Насколько охотно местные жители шли на контакт в те тревожные дни?

Главной аккредитацией в Крыму в те дни было не удостоверение журналиста, а российский красный паспорт, который открывал все двери. 

— «О, Россия», — восклицали люди, видя паспорт с двуглавым орлом.

Ещё спасала георгиевская ленточка на кармане — это тоже был опознавательный знак «свой-чужой».

Хуже было украинским и иностранным журналистам, которым могло и достаться от толпы за враньё. Народ в такие моменты с обострённым чувством справедливости и солидарности хорошо чувствует ложь.

Материалов приходилось делать много?

Много. Каждый день, пока есть силы. Благо события были насыщенные.

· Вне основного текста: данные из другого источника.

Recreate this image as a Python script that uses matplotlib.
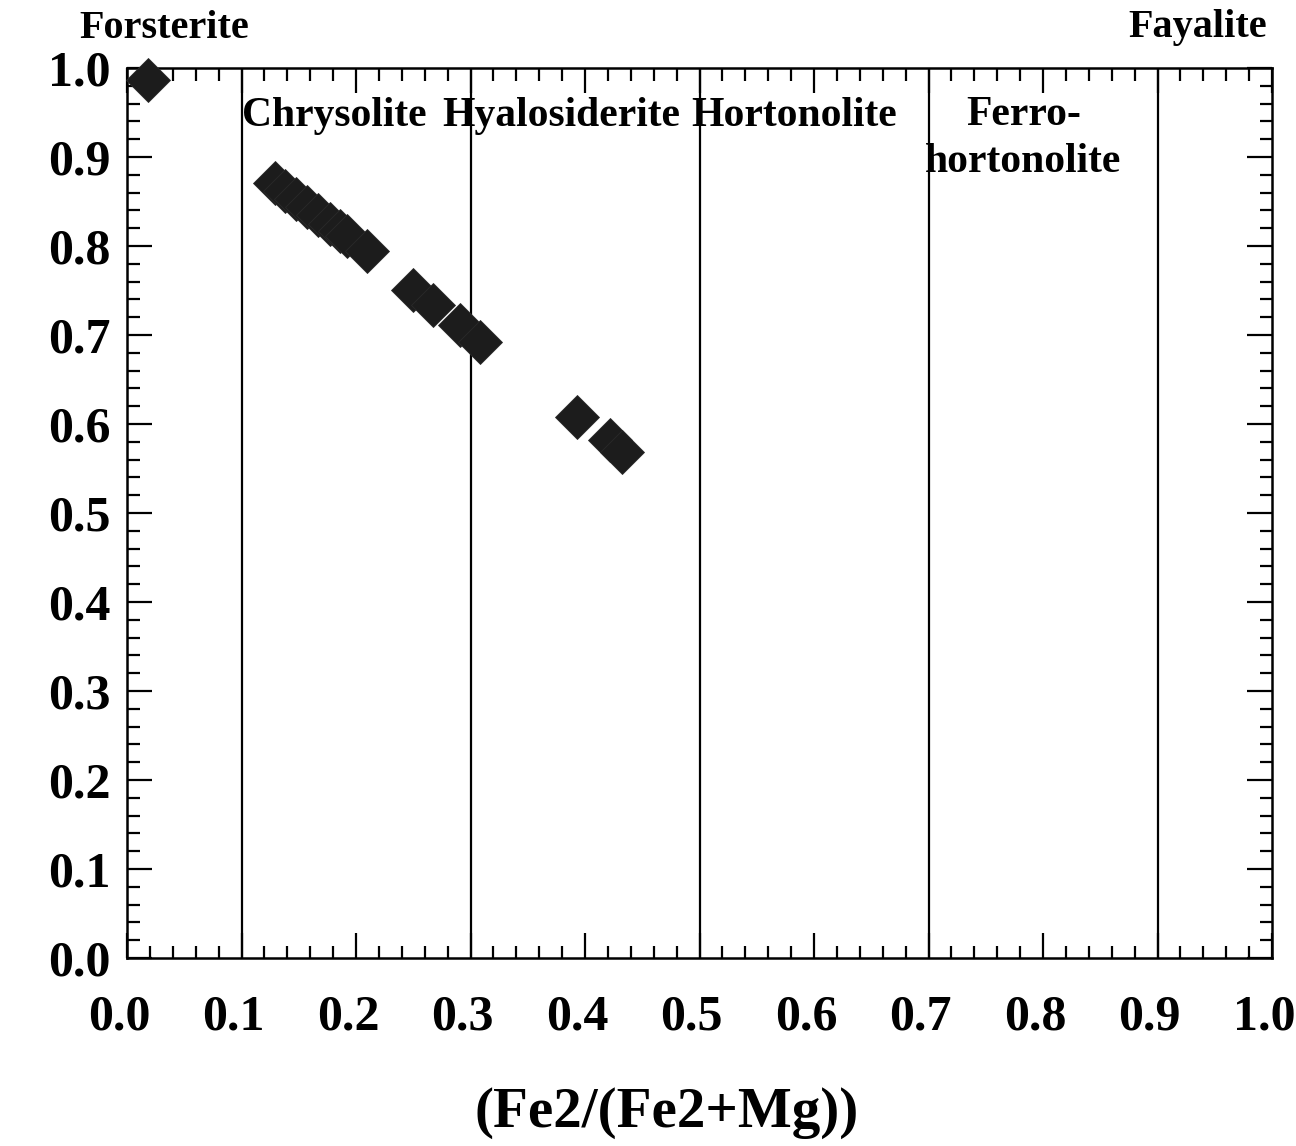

Насколько хорошей была связь с редакцией?

Работала связь и были кафе с Интернетом, оккупированные иностранными журналистами. Их были толпы, словно куча коршунов они громоздились у местных ресторанов.

Сложнее было найти свободное жильё. Мест в гостиницах не было. Квартир свободных — тоже. И часть дней, пока я не нашел российских активистов-добровольцев, которые приехали на помощь Крыму и приютили меня, я ночевал в каком-то частном доме на деревянном полу. Хозяева были алкоголиками, но выбора не было. 

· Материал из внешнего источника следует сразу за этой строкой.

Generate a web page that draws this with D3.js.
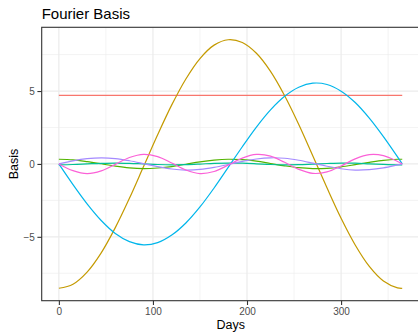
<!DOCTYPE html>
<html>
<head>
<meta charset="utf-8">
<script src="https://cdn.jsdelivr.net/npm/d3@7"></script>
<style>
  html, body { margin: 0; padding: 0; background: #fff; }
  svg { display: block; font-family: "Liberation Sans", Arial, Helvetica, sans-serif; }
</style>
</head>
<body>
<svg id="chart" width="418" height="333"></svg>
<script>
// Sample days over the year
const days = [0, 15, 30, 45, 60, 75, 90, 105, 120, 135, 150, 165, 180, 195, 210, 225, 240, 255, 270, 285, 300, 315, 330, 345, 360, 365];

// Weighted Fourier basis functions evaluated at those days
const constVals = [4.70, 4.70, 4.70, 4.70, 4.70, 4.70, 4.70, 4.70, 4.70, 4.70, 4.70, 4.70, 4.70, 4.70, 4.70, 4.70, 4.70, 4.70, 4.70, 4.70, 4.70, 4.70, 4.70, 4.70, 4.70, 4.70];
const cos1Vals = [-8.53, -8.25, -7.42, -6.10, -4.37, -2.36, -0.18, 2.00, 4.05, 5.83, 7.23, 8.15, 8.52, 8.33, 7.59, 6.35, 4.68, 2.71, 0.55, -1.64, -3.73, -5.56, -7.03, -8.03, -8.50, -8.53];
const cos2Vals = [0.32, 0.28, 0.16, 0.01, -0.15, -0.27, -0.32, -0.28, -0.18, -0.02, 0.14, 0.26, 0.32, 0.29, 0.19, 0.03, -0.13, -0.26, -0.32, -0.30, -0.20, -0.05, 0.11, 0.25, 0.32, 0.32];
const cos3Vals = [-0.06, -0.04, 0.00, 0.04, 0.06, 0.04, 0.00, -0.04, -0.06, -0.05, -0.01, 0.04, 0.06, 0.05, 0.01, -0.04, -0.06, -0.05, -0.01, 0.03, 0.06, 0.05, 0.01, -0.03, -0.06, -0.06];
const sin1Vals = [0.00, -1.42, -2.74, -3.88, -4.77, -5.33, -5.55, -5.40, -4.88, -4.05, -2.95, -1.65, -0.24, 1.18, 2.53, 3.71, 4.64, 5.26, 5.54, 5.45, 4.99, 4.21, 3.14, 1.87, 0.48, 0.00];
const sin2Vals = [0.00, 0.21, 0.36, 0.42, 0.37, 0.22, 0.02, -0.19, -0.35, -0.42, -0.38, -0.24, -0.04, 0.18, 0.34, 0.42, 0.39, 0.25, 0.05, -0.16, -0.33, -0.42, -0.39, -0.27, -0.07, 0.00];
const sin3Vals = [0.00, -0.46, -0.66, -0.48, -0.03, 0.44, 0.66, 0.50, 0.06, -0.42, -0.66, -0.52, -0.08, 0.40, 0.65, 0.54, 0.11, -0.37, -0.65, -0.55, -0.14, 0.35, 0.64, 0.57, 0.17, 0.00];

const basisNames = ["const", "cos1", "cos2", "cos3", "sin1", "sin2", "sin3"];
const basisValues = [constVals, cos1Vals, cos2Vals, cos3Vals, sin1Vals, sin2Vals, sin3Vals];
const basisColors = ["#F8766D", "#C49A00", "#53B400", "#00C094", "#00B6EB", "#A58AFF", "#FB61D7"];

const xTicks = [0, 100, 200, 300];
const xMinor = [50, 150, 250, 350];
const yTicks = [-5, 0, 5];
const yMinor = [-7.5, -2.5, 2.5, 7.5];

const titleText = "Fourier Basis";
const xTitle = "Days";
const yTitle = "Basis";

// Layout
const panel = { left: 41.7, top: 27.3, right: 419.4, bottom: 300.7 };

const svg = d3.select("#chart");

// Scales with 5% expansion on both sides
function expand(ext) {
  const d = (ext[1] - ext[0]) * 0.05;
  return [ext[0] - d, ext[1] + d];
}
const allVals = basisValues.flat();
const x = d3.scaleLinear().domain(expand(d3.extent(days))).range([panel.left, panel.right]);
const y = d3.scaleLinear().domain(expand(d3.extent(allVals))).range([panel.bottom, panel.top]);

// Panel background
svg.append("rect")
  .attr("x", panel.left).attr("y", panel.top)
  .attr("width", panel.right - panel.left).attr("height", panel.bottom - panel.top)
  .attr("fill", "#fff");

// Grid lines
const grid = svg.append("g");
grid.selectAll(".ymin").data(yMinor).join("line")
  .attr("x1", panel.left).attr("x2", panel.right)
  .attr("y1", d => y(d)).attr("y2", d => y(d))
  .attr("stroke", "#EBEBEB").attr("stroke-width", 0.6);
grid.selectAll(".xmin").data(xMinor).join("line")
  .attr("y1", panel.top).attr("y2", panel.bottom)
  .attr("x1", d => x(d)).attr("x2", d => x(d))
  .attr("stroke", "#EBEBEB").attr("stroke-width", 0.6);
grid.selectAll(".ymaj").data(yTicks).join("line")
  .attr("x1", panel.left).attr("x2", panel.right)
  .attr("y1", d => y(d)).attr("y2", d => y(d))
  .attr("stroke", "#EBEBEB").attr("stroke-width", 1.2);
grid.selectAll(".xmaj").data(xTicks).join("line")
  .attr("y1", panel.top).attr("y2", panel.bottom)
  .attr("x1", d => x(d)).attr("x2", d => x(d))
  .attr("stroke", "#EBEBEB").attr("stroke-width", 1.2);

// Basis curves
const line = d3.line()
  .x((d, i) => x(days[i]))
  .y(d => y(d))
  .curve(d3.curveCatmullRom.alpha(0.5));

svg.append("g").selectAll("path")
  .data(basisValues)
  .join("path")
  .attr("d", d => line(d))
  .attr("fill", "none")
  .attr("stroke", (d, i) => basisColors[i])
  .attr("stroke-width", 1.2);

// Panel border
svg.append("rect")
  .attr("x", panel.left).attr("y", panel.top)
  .attr("width", panel.right - panel.left).attr("height", panel.bottom - panel.top)
  .attr("fill", "none").attr("stroke", "#333333").attr("stroke-width", 1.1);

// Axes
const xAxis = d3.axisBottom(x).tickValues(xTicks).tickSize(4.3).tickPadding(2.5).tickSizeOuter(0);
const yAxis = d3.axisLeft(y).tickValues(yTicks).tickSize(4.3).tickPadding(2.5).tickSizeOuter(0);

const gx = svg.append("g").attr("transform", `translate(0,${panel.bottom})`).call(xAxis);
const gy = svg.append("g").attr("transform", `translate(${panel.left},0)`).call(yAxis);
[gx, gy].forEach(g => {
  g.select(".domain").remove();
  g.selectAll(".tick line").attr("stroke", "#333333").attr("stroke-width", 1.1);
  g.selectAll(".tick text").attr("fill", "#4D4D4D").style("font-size", "10px")
    .style("font-family", "'Liberation Sans', Arial, sans-serif");
});

// Titles
svg.append("text")
  .attr("x", panel.left).attr("y", 18.5)
  .attr("fill", "#000").style("font-size", "15px")
  .text(titleText);

svg.append("text")
  .attr("x", (panel.left + 402) / 2 + 9).attr("y", 329)
  .attr("text-anchor", "middle")
  .attr("fill", "#000").style("font-size", "12.5px")
  .text(xTitle);

svg.append("text")
  .attr("transform", `translate(17.5,${(panel.top + panel.bottom) / 2}) rotate(-90)`)
  .attr("text-anchor", "middle")
  .attr("fill", "#000").style("font-size", "12.5px")
  .text(yTitle);
</script>
</body>
</html>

Вообще любой полевой корреспондент должен быть готов к экстремальным бытовым условиям: иметь заначку с валютой в трусах, ночевать где попало, находить надёжных людей на месте.

Такие командировки — это всегда хаос: с первой же минуты всё пойдет не по плану. Редакция не всегда может дистанционно решить эти вопросы, и рассчитывать надо в первую очередь на себя.

Журналист Ростислав Журавлёв в период крымского референдума о воссоединении с Россией (2014 год). Фото из личного архива Ростислава Журавлёва

Как долго длилась та ваша командировка?

Когда она началась, уже не помню: точно знаю, что аэропорт был уже под нашим контролем, а в этот день по улицам Симферополя толпа несла огромный флаг России. Одна фотка точно сделана 4 марта... И до самого референдума — улетал уже из российского Крыма.